Neural Radiance Fields (NeRFs) have recently emerged as a powerful paradigm for the representation of natural, complex 3D scenes. NeRFs represent continuous volumetric density and RGB values in a neural network, and generate photo-realistic images from unseen camera viewpoints through ray tracing. We propose an algorithm for navigating a robot through a 3D environment represented as a NeRF using only an on-board RGB camera for localization. We assume the NeRF for the scene has been pre-trained offline, and the robot's objective is to navigate through unoccupied space in the NeRF to reach a goal pose. We introduce a trajectory optimization algorithm that avoids collisions with high-density regions in the NeRF based on a discrete time version of differential flatness that is amenable to constraining the robot's full pose and control inputs. We also introduce an optimization based filtering method to estimate 6DoF pose and velocities for the robot in the NeRF given only an onboard RGB camera. We combine the trajectory planner with the pose filter in an online replanning loop to give a vision-based robot navigation pipeline. We present simulation results with a quadrotor robot navigating through a jungle gym environment, the inside of a church, and Stonehenge using only an RGB camera.
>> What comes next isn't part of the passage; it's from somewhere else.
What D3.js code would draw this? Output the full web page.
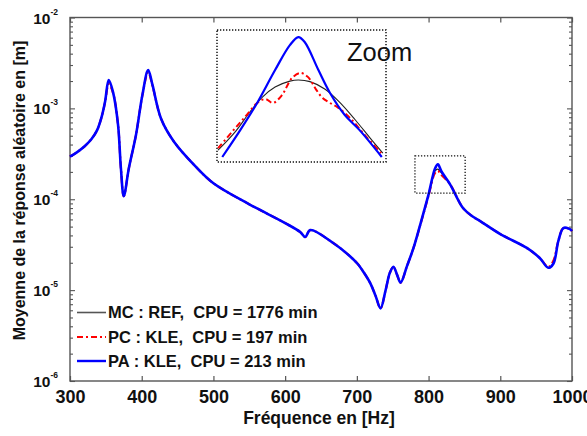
<!DOCTYPE html>
<html><head><meta charset="utf-8">
<script src="https://cdn.jsdelivr.net/npm/d3@7"></script>
<style>
html,body{margin:0;padding:0;background:#fff;}
svg{display:block;font-family:"Liberation Sans",Arial,sans-serif;}
</style></head>
<body>
<svg id="c" width="587" height="436"></svg>
<script>
// ---------- data ----------
const freqHz = [300,310,320,330,338,344,349,354,360,367,371,375,382,392,401,409,415,427,445,475,500,550,600,621,628,635,667,690,701,710,719,726,733,740,746,751,756,761,770,779,789,800,809,813,818,830,848,861,872,900,937,955,967,974,981,988,997,1000];
const paKLE = [2.95e-4,3.3e-4,3.8e-4,4.6e-4,5.8e-4,8.0e-4,1.2e-3,2.05e-3,1.51e-3,6.6e-4,2.18e-4,1.08e-4,2.18e-4,5.1e-4,1.41e-3,2.64e-3,1.81e-3,7.7e-4,4.3e-4,2.3e-4,1.5e-4,8.8e-5,5.47e-5,4.36e-5,3.84e-5,4.58e-5,3.3e-5,2.38e-5,1.95e-5,1.55e-5,1.18e-5,8.7e-6,6.3e-6,9.9e-6,1.55e-5,1.81e-5,1.48e-5,1.21e-5,1.85e-5,2.91e-5,5.47e-5,1.13e-4,2.18e-4,2.42e-4,2.02e-4,1.46e-4,8.0e-5,6.5e-5,5.75e-5,4.14e-5,2.91e-5,2.26e-5,1.76e-5,1.95e-5,3.48e-5,4.82e-5,4.7e-5,4.47e-5];
const pcKLE = [2.95e-4,3.3e-4,3.8e-4,4.6e-4,5.8e-4,8.0e-4,1.18e-3,1.85e-3,1.48e-3,6.6e-4,2.18e-4,1.08e-4,2.18e-4,5.1e-4,1.4e-3,2.5e-3,1.78e-3,7.7e-4,4.3e-4,2.3e-4,1.5e-4,8.8e-5,5.47e-5,4.36e-5,3.84e-5,4.58e-5,3.3e-5,2.38e-5,1.95e-5,1.55e-5,1.18e-5,8.7e-6,6.3e-6,9.9e-6,1.55e-5,1.81e-5,1.48e-5,1.21e-5,1.85e-5,2.91e-5,5.4e-5,1.1e-4,1.95e-4,2.05e-4,1.85e-4,1.46e-4,8.0e-5,6.5e-5,5.75e-5,4.14e-5,2.91e-5,2.26e-5,1.8e-5,2.1e-5,3.48e-5,4.82e-5,4.7e-5,4.47e-5];
const mcREF = [2.95e-4,3.3e-4,3.8e-4,4.6e-4,5.8e-4,8.0e-4,1.19e-3,1.95e-3,1.5e-3,6.6e-4,2.18e-4,1.08e-4,2.18e-4,5.1e-4,1.4e-3,2.58e-3,1.8e-3,7.7e-4,4.3e-4,2.3e-4,1.5e-4,8.8e-5,5.47e-5,4.36e-5,3.84e-5,4.58e-5,3.3e-5,2.38e-5,1.95e-5,1.55e-5,1.18e-5,8.7e-6,6.3e-6,9.9e-6,1.55e-5,1.81e-5,1.48e-5,1.21e-5,1.85e-5,2.91e-5,5.45e-5,1.12e-4,2.05e-4,2.15e-4,1.95e-4,1.46e-4,8.0e-5,6.5e-5,5.75e-5,4.14e-5,2.91e-5,2.26e-5,1.76e-5,1.95e-5,3.48e-5,4.82e-5,4.7e-5,4.47e-5];

// inset (zoom around the 813 Hz peak)
const insetHzDomain = [805, 821];
const insetAmpDomain = [1.7e-4, 2.5e-4];
const insetPaHz  = [805.5,807.2,808.8,810.5,811.9,812.7,813.3,814.6,815.7,817.1,818.5,820.6];
const insetPaAmp = [1.725e-4,1.866e-4,2.02e-4,2.224e-4,2.392e-4,2.449e-4,2.414e-4,2.224e-4,2.08e-4,1.95e-4,1.866e-4,1.725e-4];
const insetMcHz  = [805.1,806.7,808.1,809.3,810.5,811.9,812.7,813.8,815.2,816.6,818.1,819.5,820.7];
const insetMcAmp = [1.76e-4,1.855e-4,1.966e-4,2.055e-4,2.116e-4,2.153e-4,2.16e-4,2.15e-4,2.104e-4,2.025e-4,1.922e-4,1.823e-4,1.745e-4];
const insetPcHz  = [805.1,806.4,807.65,808.9,809.6,810.3,811.15,812.1,812.9,813.6,814.4,815.0,815.7,816.4,817.6,819.0,820.7];
const insetPcAmp = [1.77e-4,1.855e-4,1.939e-4,2.025e-4,2.043e-4,2.02e-4,2.067e-4,2.173e-4,2.205e-4,2.18e-4,2.099e-4,2.049e-4,2.02e-4,1.996e-4,1.933e-4,1.839e-4,1.735e-4];

const zoomBoxHz = [781, 851];
const zoomBoxAmp = [1.17e-4, 3.0e-4];

const xTicks = [300,400,500,600,700,800,900,1000];
const yExponents = [-2,-3,-4,-5,-6];
const legendLabels = ["MC : REF,  CPU = 1776 min","PC : KLE,  CPU = 197 min","PA : KLE,  CPU = 213 min"];
const xTitle = "Fréquence en [Hz]";
const yTitle = "Moyenne de la réponse aléatoire en [m]";

// ---------- drawing ----------
const svg = d3.select("#c");
const L = 70, R = 572, T = 17.5, B = 381;
const x = d3.scaleLinear().domain([300,1000]).range([L,R]);
const y = d3.scaleLog().domain([1e-6,1e-2]).range([B,T]);
const frameCol = "#555", textCol = "#111";

const yMinor = [];
for (let e=-6; e<-2; e++) for (let m=2; m<=9; m++) yMinor.push(m*Math.pow(10,e));
const yMajor = yExponents.map(e=>Math.pow(10,e));

const gAx = svg.append("g");
const xb = gAx.append("g").attr("transform",`translate(0,${B})`)
  .call(d3.axisBottom(x).tickValues(xTicks).tickSizeInner(-5).tickSizeOuter(0).tickPadding(9).tickFormat(d3.format("d")));
xb.select(".domain").remove();
xb.selectAll("line").attr("stroke",frameCol).attr("stroke-width",1.2);
xb.selectAll("text").attr("font-size",18).attr("font-weight","bold").attr("fill",textCol).attr("font-family","Liberation Sans, Arial, sans-serif");
const xt = gAx.append("g").attr("transform",`translate(0,${T})`)
  .call(d3.axisTop(x).tickValues(xTicks).tickSizeInner(-5).tickSizeOuter(0).tickFormat(""));
xt.select(".domain").remove();
xt.selectAll("line").attr("stroke",frameCol).attr("stroke-width",1.2);

function yAxisSide(axisFn, xpos, vals, size){
  const g = gAx.append("g").attr("transform",`translate(${xpos},0)`)
    .call(axisFn(y).tickValues(vals).tickSizeInner(-size).tickSizeOuter(0).tickFormat(""));
  g.select(".domain").remove();
  g.selectAll("line").attr("stroke",frameCol).attr("stroke-width",1.1);
}
yAxisSide(d3.axisLeft, L, yMajor, 5);
yAxisSide(d3.axisLeft, L, yMinor, 3);
yAxisSide(d3.axisRight, R, yMajor, 5);
yAxisSide(d3.axisRight, R, yMinor, 3);

const yl = gAx.append("g").selectAll("text").data(yExponents).join("text")
  .attr("x", 58).attr("y", d=>y(Math.pow(10,d))+6)
  .attr("text-anchor","end").attr("fill",textCol).attr("font-weight","bold");
yl.append("tspan").attr("font-size",15.5).text("10");
yl.append("tspan").attr("font-size",8.5).attr("dy",-9).text(d=>"-"+(-d));

svg.append("rect").attr("x",L).attr("y",T).attr("width",R-L).attr("height",B-T)
  .attr("fill","none").attr("stroke",frameCol).attr("stroke-width",1.4);

const rows = freqHz.map((f,i)=>({f, pa:paKLE[i], pc:pcKLE[i], mc:mcREF[i]}));
const mkLine = key => d3.line().x(d=>x(d.f)).y(d=>y(d[key])).curve(d3.curveCatmullRom.alpha(0.5));
const plot = svg.append("g");
plot.append("path").datum(rows).attr("d",mkLine("mc")).attr("fill","none").attr("stroke","#222").attr("stroke-width",1.2);
plot.append("path").datum(rows).attr("d",mkLine("pc")).attr("fill","none").attr("stroke","#ff0000").attr("stroke-width",2.2).attr("stroke-dasharray","7,3,2,3");
plot.append("path").datum(rows).attr("d",mkLine("pa")).attr("fill","none").attr("stroke","#0000ff").attr("stroke-width",2.6);

svg.append("rect")
  .attr("x",x(zoomBoxHz[0])).attr("y",y(zoomBoxAmp[1]))
  .attr("width",x(zoomBoxHz[1])-x(zoomBoxHz[0])).attr("height",y(zoomBoxAmp[0])-y(zoomBoxAmp[1]))
  .attr("fill","none").attr("stroke","#111").attr("stroke-width",1.3).attr("stroke-dasharray","1.3,1.7");

const IL=217, IR=386, IT=30, IB=162;
svg.append("rect").attr("x",IL).attr("y",IT).attr("width",IR-IL).attr("height",IB-IT)
  .attr("fill","#fff").attr("stroke","#111").attr("stroke-width",1.5).attr("stroke-dasharray","1.3,1.7");
const ix = d3.scaleLinear().domain(insetHzDomain).range([IL,IR]);
const iy = d3.scaleLog().domain(insetAmpDomain).range([IB,IT]);
const iLine = d3.line().x(d=>ix(d[0])).y(d=>iy(d[1])).curve(d3.curveCatmullRom.alpha(0.5));
const ig = svg.append("g");
ig.append("path").datum(d3.zip(insetMcHz,insetMcAmp)).attr("d",iLine).attr("fill","none").attr("stroke","#222").attr("stroke-width",1.1);
ig.append("path").datum(d3.zip(insetPcHz,insetPcAmp)).attr("d",iLine).attr("fill","none").attr("stroke","#ff0000").attr("stroke-width",2).attr("stroke-dasharray","6,3,2,3");
ig.append("path").datum(d3.zip(insetPaHz,insetPaAmp)).attr("d",iLine).attr("fill","none").attr("stroke","#0000ff").attr("stroke-width",2.2);
svg.append("text").attr("x",347).attr("y",61).attr("font-size",25.5).attr("fill","#111").text("Zoom");

const legStyles = [
  {stroke:"#555", w:1.6, dash:null},
  {stroke:"#ff0000", w:2.2, dash:"6,3,2,3"},
  {stroke:"#0000ff", w:2.4, dash:null}
];
const legY = [312.5, 337, 361];
const lg = svg.append("g");
legendLabels.forEach((t,i)=>{
  lg.append("line").attr("x1",77).attr("x2",106).attr("y1",legY[i]).attr("y2",legY[i])
    .attr("stroke",legStyles[i].stroke).attr("stroke-width",legStyles[i].w)
    .attr("stroke-dasharray",legStyles[i].dash);
  lg.append("text").attr("x",108).attr("y",legY[i]+5.5).attr("font-size",16.5).attr("font-weight","bold")
    .attr("fill",textCol).style("white-space","pre").text(t);
});

svg.append("text").attr("x",319).attr("y",424).attr("text-anchor","middle")
  .attr("font-size",17.5).attr("font-weight","bold").attr("fill",textCol).text(xTitle);
svg.append("text").attr("transform","translate(25,190.5) rotate(-90)").attr("text-anchor","middle")
  .attr("font-size",16).attr("font-weight","bold").attr("fill",textCol).text(yTitle);
</script>
</body></html>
We also demonstrate an omnidirectional ground robot navigating through the church, requiring it to reorient to fit through the narrow gap.

[abstract]

Trajectory Optimizer

We propose a trajectory optimizer which uses a NeRF representation of the environment to encode obstacle geometry. As shown above, we initialize our planner with an A* search, and then use gradient descent to refine the trajectory to one which is dynamically feasible and minimizes both collision and control effort.

State Estimator

We also propose a NeRF-based recursive state estimator, which uses the neural rendering process as a differentiable measurement model. Our method shows fast convergence to the true state (shown above, as the transparent “estimated” image, generated via neural rendering, converges to the opaque ground truth image), and is able to estimate the full robot state, including both 6D pose as well as linear and angular rates.

MPC Controller

A drone flies through Stonehenge. Using our proposed method, it can replan online to account for unexpected disturbances and avoid collision.

We can combine the trajectory optimiser and state estimator into a controller capable of localising and dynamically re-optimising the trajectory to reject noise and disturbances.